Please let me die in solitude….

Or not.

So, Candlemass is one of the legendary doom metal bands.  They were one of the early bands that took Sabbath’s lessons to heart and crafted an awesome legacy of sloooowwww fucking riffs and lyrics dripping in despair.  They’ve had a rotating cast of characters helming the frontman position for the band over the years creating distinct eras within their career.  You’ve got the hearty booming bass of Messiah Marcolin, who had two stints with the band in the late 80s and again in the early 2000s.  You had the ethereal tones of former Solitude Aeturnus vocalist Robert Lowe manning the mic in the remainder of the 2000s.  Once things with Lowe came to an end, it sounded like the remainder of the band was ready to hang up the Candlemass moniker for good.

So, The Door To Doom comes as a bit of a surprise.  Especially in light of who they managed to convince to come back for another go on the microphone.  Candlemass’ first album was a classic groundbreaking release entitled Epicus Doomicus Metallicus and the vocalist on that album was a guy named Johan Langqvist.  Langqvist was essentially a session vocalist when the album was recorded and he decided to take a pass at a permanent position as frontman for Candlemass after the album was released.  Now, 35 years later, the band somehow managed to convince him to come back and join the band for a do-over of sorts.  Part of me really wants to know what dude has been doing for the past 35 years and what made him agree to come back so many years after the debut album.  I really hope he has been an accountant or something.

In addition to bringing back the vocalist from the first album, they also managed to get Tony Fucking Iommi to lay down a guest lead on one of the songs (Astorolus).  Think about that for a moment.  The dude who was instrumental in creating heavy metal in the first place and who was the primary influence on your band agrees to contribute to one of your albums.  Humbling shit, that right there.

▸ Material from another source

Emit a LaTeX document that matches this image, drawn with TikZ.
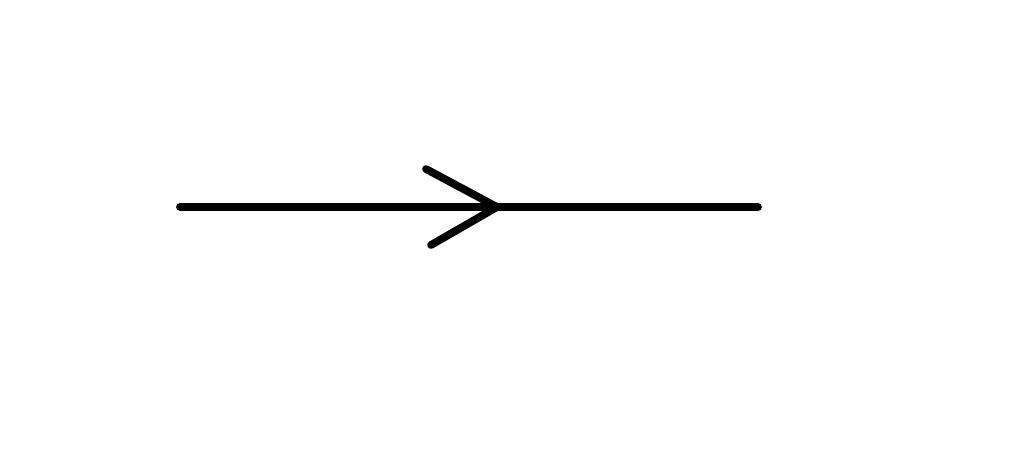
\documentclass[tikz,border=0pt]{standalone}
\usepackage{tikz}

\begin{document}
\begin{tikzpicture}[x=0.02cm,y=-0.02cm]
    \tikzstyle{wire} = [black,line width=4.4pt,line cap=round,line join=round];

    \useasboundingbox (0,0) rectangle (1024,468);

    \coordinate (start) at (180,207);
    \coordinate (finish) at (758,207);
    \coordinate (tip) at (497,207);
    \coordinate (armup) at (426,169);
    \coordinate (armdown) at (431,245);

    \draw[wire] (start) -- (finish);
    \draw[wire] (armup) -- (tip) -- (armdown);
\end{tikzpicture}
\end{document}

Anyway, the album is basically what you would expect from Candlemass.  It’s a doom metal record.  Slow, chunky riffs.  Melancholic vocals and lyrics.  A bit of Satan thrown in for good measure.  It’s not the best album they have produced in their lengthy career, but it’s good.  It’s nice that they haven’t hung up their axes just yet when they are still capable of producing what is really a celebration of their past and a clarion for a possible new era of the band.  Cheers!